If SB161 is enacted, it would amend Section 767.41 of the Wisconsin Statutes, which governs the allocation of physical placement in family law cases. The changes would create a baseline expectation for physical placement arrangements, supporting parents' equal involvement. Courts would now have to operate under this presumption unless there is significant evidence to the contrary, thus modifying the approach to custody determinations and potentially impacting the outcomes of future family law cases.
Senate Bill 161 proposes a significant change in the way physical placement schedules are determined in family law cases in Wisconsin. The bill establishes a legal presumption that equalizing physical placement to the highest degree is in the best interest of the child. This new framework will replace the existing standard, which does not require equal placement. The intention behind this bill is to facilitate more equal parenting time, thereby promoting a shared parenting model that can benefit children of separated or divorced parents.

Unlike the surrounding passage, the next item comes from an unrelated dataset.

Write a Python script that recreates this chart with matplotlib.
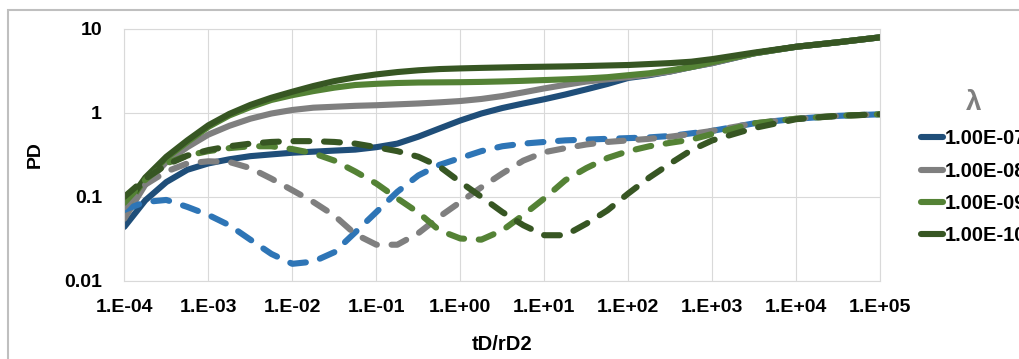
import numpy as np
import matplotlib
matplotlib.use("Agg")
from matplotlib import pyplot as plt
from matplotlib.lines import Line2D
from matplotlib.patches import Rectangle
from matplotlib.ticker import FixedLocator, FuncFormatter, NullLocator

plt.rcParams["font.family"] = ["Liberation Sans", "DejaVu Sans"]
plt.rcParams["font.weight"] = "bold"

# tD/rD2 sample points, as powers of ten
log_t = [-4, -3.75, -3.5, -3.25, -3, -2.75, -2.5, -2.25, -2, -1.75, -1.5, -1.25,
         -1, -0.75, -0.5, -0.25, 0, 0.25, 0.5, 0.75, 1, 1.25, 1.5, 1.75,
         2, 2.25, 2.5, 2.75, 3, 3.5, 4, 4.5, 5]

lambdas = ["1.00E-07", "1.00E-08", "1.00E-09", "1.00E-10"]

# PD (solid lines)
pd_1e7 = [0.044, 0.091, 0.15, 0.21, 0.25, 0.28, 0.305, 0.32, 0.335, 0.345, 0.355, 0.365,
          0.39, 0.43, 0.52, 0.65, 0.81, 0.98, 1.14, 1.29, 1.45, 1.65, 1.9, 2.2,
          2.6, 2.8, 3.1, 3.5, 3.9, 5.1, 6.1, 6.9, 7.9]
pd_1e8 = [0.055, 0.14, 0.26, 0.39, 0.55, 0.70, 0.85, 0.98, 1.08, 1.15, 1.18, 1.21,
          1.23, 1.26, 1.29, 1.33, 1.38, 1.46, 1.58, 1.75, 1.95, 2.15, 2.35, 2.5,
          2.65, 2.85, 3.1, 3.5, 3.9, 5.1, 6.1, 6.9, 7.9]
pd_1e9 = [0.07, 0.165, 0.29, 0.45, 0.68, 0.93, 1.17, 1.42, 1.62, 1.81, 1.99, 2.14,
          2.21, 2.26, 2.29, 2.3, 2.31, 2.33, 2.36, 2.4, 2.45, 2.5, 2.56, 2.65,
          2.8, 2.95, 3.2, 3.5, 4.0, 5.1, 6.1, 6.9, 7.9]
pd_1e10 = [0.076, 0.17, 0.30, 0.47, 0.71, 0.97, 1.24, 1.51, 1.78, 2.08, 2.38, 2.64,
           2.86, 3.05, 3.2, 3.31, 3.37, 3.42, 3.46, 3.5, 3.53, 3.56, 3.6, 3.65,
           3.7, 3.8, 3.9, 4.05, 4.35, 5.2, 6.1, 6.9, 7.9]

# derivative (dashed lines)
dpd_1e7 = [0.07, 0.087, 0.092, 0.076, 0.061, 0.046, 0.031, 0.021, 0.016, 0.017, 0.022, 0.038,
           0.066, 0.115, 0.18, 0.24, 0.29, 0.35, 0.40, 0.43, 0.45, 0.47, 0.48, 0.49,
           0.50, 0.51, 0.53, 0.57, 0.61, 0.75, 0.85, 0.92, 0.96]
dpd_1e8 = [0.075, 0.14, 0.20, 0.25, 0.265, 0.26, 0.22, 0.165, 0.12, 0.087, 0.06, 0.036,
           0.027, 0.027, 0.037, 0.058, 0.087, 0.13, 0.19, 0.27, 0.34, 0.38, 0.42, 0.45,
           0.47, 0.49, 0.52, 0.56, 0.61, 0.75, 0.85, 0.92, 0.96]
dpd_1e9 = [0.085, 0.16, 0.25, 0.31, 0.35, 0.38, 0.40, 0.40, 0.37, 0.33, 0.27, 0.20,
           0.144, 0.096, 0.065, 0.040, 0.032, 0.031, 0.040, 0.061, 0.096, 0.158, 0.22, 0.29,
           0.35, 0.40, 0.44, 0.48, 0.56, 0.75, 0.85, 0.92, 0.96]
dpd_1e10 = [0.1, 0.165, 0.24, 0.31, 0.36, 0.40, 0.43, 0.45, 0.46, 0.46, 0.45, 0.43,
            0.39, 0.35, 0.30, 0.23, 0.15, 0.10, 0.066, 0.046, 0.035, 0.035, 0.048, 0.069,
            0.11, 0.17, 0.25, 0.36, 0.47, 0.66, 0.84, 0.92, 0.96]

solid_colors = ["#1F4E79", "#7F7F7F", "#548235", "#375623"]
dash_colors = ["#2E75B6", "#7F7F7F", "#548235", "#375623"]

t = 10.0 ** np.array(log_t)
lw = 4.4

fig = plt.figure(figsize=(10.2, 3.59), dpi=100)
ax = fig.add_axes([0.1219, 0.2173, 0.7412, 0.7028])

for y, c in zip([pd_1e7, pd_1e8, pd_1e9, pd_1e10], solid_colors):
    ax.plot(t, y, color=c, lw=lw, solid_capstyle="round", solid_joinstyle="round")
for y, c in zip([dpd_1e7, dpd_1e8, dpd_1e9, dpd_1e10], dash_colors):
    ax.plot(t, y, color=c, lw=lw, dashes=(2.6, 2.4), dash_capstyle="round",
            dash_joinstyle="round")

ax.set_xscale("log")
ax.set_yscale("log")
ax.set_xlim(1e-4, 1e5)
ax.set_ylim(0.01, 10)
ax.xaxis.set_major_locator(FixedLocator([10.0 ** k for k in range(-4, 6)]))
ax.yaxis.set_major_locator(FixedLocator([0.01, 0.1, 1, 10]))
ax.xaxis.set_minor_locator(NullLocator())
ax.yaxis.set_minor_locator(NullLocator())
ax.xaxis.set_major_formatter(FuncFormatter(lambda v, p: f"1.E{int(round(np.log10(v))):+03d}"))
ax.yaxis.set_major_formatter(FuncFormatter(lambda v, p: f"{v:g}"))
ax.tick_params(length=0, labelsize=14)
ax.tick_params(axis="x", pad=13)
ax.tick_params(axis="y", pad=16)
ax.grid(True, color="#D9D9D9", lw=0.8)
ax.set_axisbelow(True)
for s in ax.spines.values():
    s.set_color("#D9D9D9")
    s.set_linewidth(0.8)

ax.set_xlabel("tD/rD2", fontsize=14.5, fontweight="bold")
ax.set_ylabel("PD", fontsize=14, fontweight="bold")
ax.xaxis.set_label_coords(0.5, -0.25)
ax.xaxis.label.set_va("center")
ax.yaxis.set_label_coords(-0.118, 0.5)
ax.yaxis.label.set_va("center")

handles = [Line2D([], [], color=c, lw=lw, solid_capstyle="round") for c in solid_colors]
leg = fig.legend(handles, lambdas, title="λ", loc="upper left",
                 bbox_to_anchor=(921 / 1020, 1 - 90 / 359), frameon=False,
                 borderpad=0, borderaxespad=0, handlelength=1.1, handletextpad=0.1,
                 labelspacing=0.66, fontsize=14.5,
                 title_fontproperties={"weight": "bold", "size": 20})
leg.get_title().set_color("#7F7F7F")

fig.patches.append(Rectangle((8 / 1020, -0.1), 1.2, 1.1 - 10 / 359, transform=fig.transFigure,
                             fill=False, edgecolor="#BFBFBF", lw=1.5))

fig.savefig("out.png", dpi=100)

Notably, the bill might face opposition from those who believe that equal physical placement is not always in a child's best interest, as individual family circumstances can vary widely. Critics may argue that this presumption could undermine the nuanced decisions that judges must make in custodial disputes. The inclusion of statutory best-interest factors means that while the presumption is strong, it can be rebutted, which might lead to debates about what constitutes sufficient evidence to deviate from equal placement arrangements.